Example of "count chant" method
Example of “count chant” method (Photo credit: Wikipedia)

This sets us up for starting the piece in exactly the right way, the most comfortable way – the fingers, the hands, the brain (both your conscious and unconscious bits) all know exactly what they’re doing tempo-wise. A much more relaxing state to start playing in than just starting clean off the bat, no counting in, flying by the seat of your pants, wahey, kinda guessing. And if you’re playing for an audience, by you counting yourself in (most probably in your head. Wonderful thing the inner monologue!), chances are that they’re going to feel a whole lot more comfortable, relaxed, reassured and entertained by your playing.

And don’t stop there!

Whatever level you are on the instrument at present, everyone can benefit from actively counting throughout a piece in the early stages of learning a piece. This might even take the form of counting out loud. And especially so during tricky rhythmic sections.

And when I say everyone, I mean everyone. Everyone.

And yes, I still do it. Like a woman possessed. I even pencil it in to my scores when learning. I regularly show my students, for example, scores from the guitar orchestra I play in – pencil everywhere, particularly in some interesting syncopated percussion-type parts.

I hear a lot of “ah well, I was just kind of, you know, intuitively feeling it….” Hmmm. That’s good, but the pulse might have felt a little off centre and perhaps those dotted quavers weren’t quite sitting on the beat, were they? I encourage “feeling”, but before we get to the “feeling” part we’ve got to do the “knowing” and “understanding” bits first.

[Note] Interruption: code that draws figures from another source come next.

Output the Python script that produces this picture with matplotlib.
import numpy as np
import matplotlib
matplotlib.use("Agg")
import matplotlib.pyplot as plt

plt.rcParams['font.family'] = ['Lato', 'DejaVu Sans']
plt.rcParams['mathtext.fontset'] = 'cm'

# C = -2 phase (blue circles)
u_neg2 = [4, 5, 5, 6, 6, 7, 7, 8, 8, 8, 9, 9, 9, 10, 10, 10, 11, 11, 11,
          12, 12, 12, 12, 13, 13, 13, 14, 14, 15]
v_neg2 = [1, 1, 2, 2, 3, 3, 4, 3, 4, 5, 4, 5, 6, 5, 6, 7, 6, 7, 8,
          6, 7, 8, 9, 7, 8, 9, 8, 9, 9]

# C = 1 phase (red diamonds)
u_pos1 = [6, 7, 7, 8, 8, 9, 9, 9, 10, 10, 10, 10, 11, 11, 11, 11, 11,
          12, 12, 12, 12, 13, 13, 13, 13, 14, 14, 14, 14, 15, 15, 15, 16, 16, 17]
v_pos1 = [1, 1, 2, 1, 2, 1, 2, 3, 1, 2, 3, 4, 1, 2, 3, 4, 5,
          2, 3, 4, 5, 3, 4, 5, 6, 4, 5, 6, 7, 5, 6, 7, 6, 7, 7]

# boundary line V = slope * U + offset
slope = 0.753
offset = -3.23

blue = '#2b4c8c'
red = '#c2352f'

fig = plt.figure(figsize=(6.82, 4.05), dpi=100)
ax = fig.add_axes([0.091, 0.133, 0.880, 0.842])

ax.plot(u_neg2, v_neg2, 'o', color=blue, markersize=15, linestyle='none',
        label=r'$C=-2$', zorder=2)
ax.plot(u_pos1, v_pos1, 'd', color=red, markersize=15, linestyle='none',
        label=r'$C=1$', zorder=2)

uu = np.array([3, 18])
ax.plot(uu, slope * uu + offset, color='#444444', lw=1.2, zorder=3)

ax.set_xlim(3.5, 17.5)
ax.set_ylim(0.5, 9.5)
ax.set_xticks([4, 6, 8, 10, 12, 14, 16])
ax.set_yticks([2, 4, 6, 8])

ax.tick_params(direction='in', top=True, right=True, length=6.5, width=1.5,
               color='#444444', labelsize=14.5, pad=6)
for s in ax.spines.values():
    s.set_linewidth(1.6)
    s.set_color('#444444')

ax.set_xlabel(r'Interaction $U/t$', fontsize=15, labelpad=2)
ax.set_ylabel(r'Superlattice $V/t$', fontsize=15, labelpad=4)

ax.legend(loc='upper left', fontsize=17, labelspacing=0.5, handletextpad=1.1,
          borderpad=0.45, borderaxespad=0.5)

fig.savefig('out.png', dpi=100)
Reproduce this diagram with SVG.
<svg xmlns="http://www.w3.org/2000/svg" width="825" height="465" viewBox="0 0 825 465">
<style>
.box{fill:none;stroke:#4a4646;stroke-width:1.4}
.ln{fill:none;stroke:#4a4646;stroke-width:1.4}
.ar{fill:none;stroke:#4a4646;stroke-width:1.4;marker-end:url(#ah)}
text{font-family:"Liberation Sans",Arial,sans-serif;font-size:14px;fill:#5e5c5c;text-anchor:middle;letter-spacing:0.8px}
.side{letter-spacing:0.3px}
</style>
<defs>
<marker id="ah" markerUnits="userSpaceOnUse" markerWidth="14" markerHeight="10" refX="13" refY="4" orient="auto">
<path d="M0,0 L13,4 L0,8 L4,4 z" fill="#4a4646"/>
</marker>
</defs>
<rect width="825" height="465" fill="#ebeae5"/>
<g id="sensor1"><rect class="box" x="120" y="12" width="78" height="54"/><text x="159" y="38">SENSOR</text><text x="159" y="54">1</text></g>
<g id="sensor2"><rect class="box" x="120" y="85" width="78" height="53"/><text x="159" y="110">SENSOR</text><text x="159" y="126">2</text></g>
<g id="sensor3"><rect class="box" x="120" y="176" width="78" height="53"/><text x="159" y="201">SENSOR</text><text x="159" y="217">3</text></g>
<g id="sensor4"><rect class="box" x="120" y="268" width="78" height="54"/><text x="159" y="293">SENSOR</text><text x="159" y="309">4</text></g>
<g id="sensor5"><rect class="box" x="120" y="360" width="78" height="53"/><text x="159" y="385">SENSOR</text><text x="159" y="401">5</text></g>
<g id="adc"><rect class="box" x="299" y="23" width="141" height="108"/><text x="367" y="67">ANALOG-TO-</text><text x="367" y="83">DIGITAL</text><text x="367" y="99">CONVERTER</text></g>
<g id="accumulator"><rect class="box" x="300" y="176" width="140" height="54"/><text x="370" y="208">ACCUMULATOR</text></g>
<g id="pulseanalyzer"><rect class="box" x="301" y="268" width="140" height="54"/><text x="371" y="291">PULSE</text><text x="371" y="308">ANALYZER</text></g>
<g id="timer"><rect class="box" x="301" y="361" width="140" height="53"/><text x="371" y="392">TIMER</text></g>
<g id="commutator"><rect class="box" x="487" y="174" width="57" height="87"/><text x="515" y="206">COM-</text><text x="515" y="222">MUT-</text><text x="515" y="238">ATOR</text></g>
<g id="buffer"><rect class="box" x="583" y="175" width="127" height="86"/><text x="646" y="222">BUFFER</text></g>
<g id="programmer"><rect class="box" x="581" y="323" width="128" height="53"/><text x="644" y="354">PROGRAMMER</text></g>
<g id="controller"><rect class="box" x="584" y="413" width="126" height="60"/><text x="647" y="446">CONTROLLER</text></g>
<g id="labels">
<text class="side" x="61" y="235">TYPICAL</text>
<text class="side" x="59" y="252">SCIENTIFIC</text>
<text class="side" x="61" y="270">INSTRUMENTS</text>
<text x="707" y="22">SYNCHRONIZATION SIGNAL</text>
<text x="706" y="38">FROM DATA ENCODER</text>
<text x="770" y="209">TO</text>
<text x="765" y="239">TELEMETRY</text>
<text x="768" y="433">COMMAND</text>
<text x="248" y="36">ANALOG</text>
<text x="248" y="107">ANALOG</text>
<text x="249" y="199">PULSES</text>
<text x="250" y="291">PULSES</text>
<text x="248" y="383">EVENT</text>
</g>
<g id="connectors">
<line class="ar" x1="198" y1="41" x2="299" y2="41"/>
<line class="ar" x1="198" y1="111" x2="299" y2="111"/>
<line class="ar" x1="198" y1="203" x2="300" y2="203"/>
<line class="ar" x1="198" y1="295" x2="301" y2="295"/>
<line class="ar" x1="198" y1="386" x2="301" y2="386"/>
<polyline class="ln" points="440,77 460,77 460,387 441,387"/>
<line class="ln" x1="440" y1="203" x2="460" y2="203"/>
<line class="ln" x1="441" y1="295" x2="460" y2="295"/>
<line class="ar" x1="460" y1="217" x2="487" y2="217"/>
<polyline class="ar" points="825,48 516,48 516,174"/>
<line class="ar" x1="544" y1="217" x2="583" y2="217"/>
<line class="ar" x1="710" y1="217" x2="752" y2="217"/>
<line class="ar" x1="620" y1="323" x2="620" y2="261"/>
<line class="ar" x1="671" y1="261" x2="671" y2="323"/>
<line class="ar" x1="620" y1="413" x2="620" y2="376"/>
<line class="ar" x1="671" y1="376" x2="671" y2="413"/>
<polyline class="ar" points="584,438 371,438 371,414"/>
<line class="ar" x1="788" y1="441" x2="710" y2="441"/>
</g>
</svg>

There seems to be some kind of seeming shamefulness in the need to count! Where does this come from?! Let’s change this! To count is noble! It demonstrates care and consideration for the piece of music you’re about to or are playing. It demonstrates that even if you think you’re a bit flipping good on the instrument that you’re not above getting right back to basics and making sure that you really are playing the rhythm that the composer intended.

You’ve got to know the rules – and feel yourself butting up against them – before you can bend them. Same with time and rhythm. By playing strictly with the pulse and precisely in rhythm (which most of the time is not appropriate or musical or lovely or human in any way!), that’s when we know what the true sense of the pulse is. That’s when we know exactly what rhythm we should be playing. Only then, once you really understand that, can you then begin to intuit the pulse and the rhythm of a piece and get to work with some tasteful rubato.

So get out there, invest in a metronome and get counting!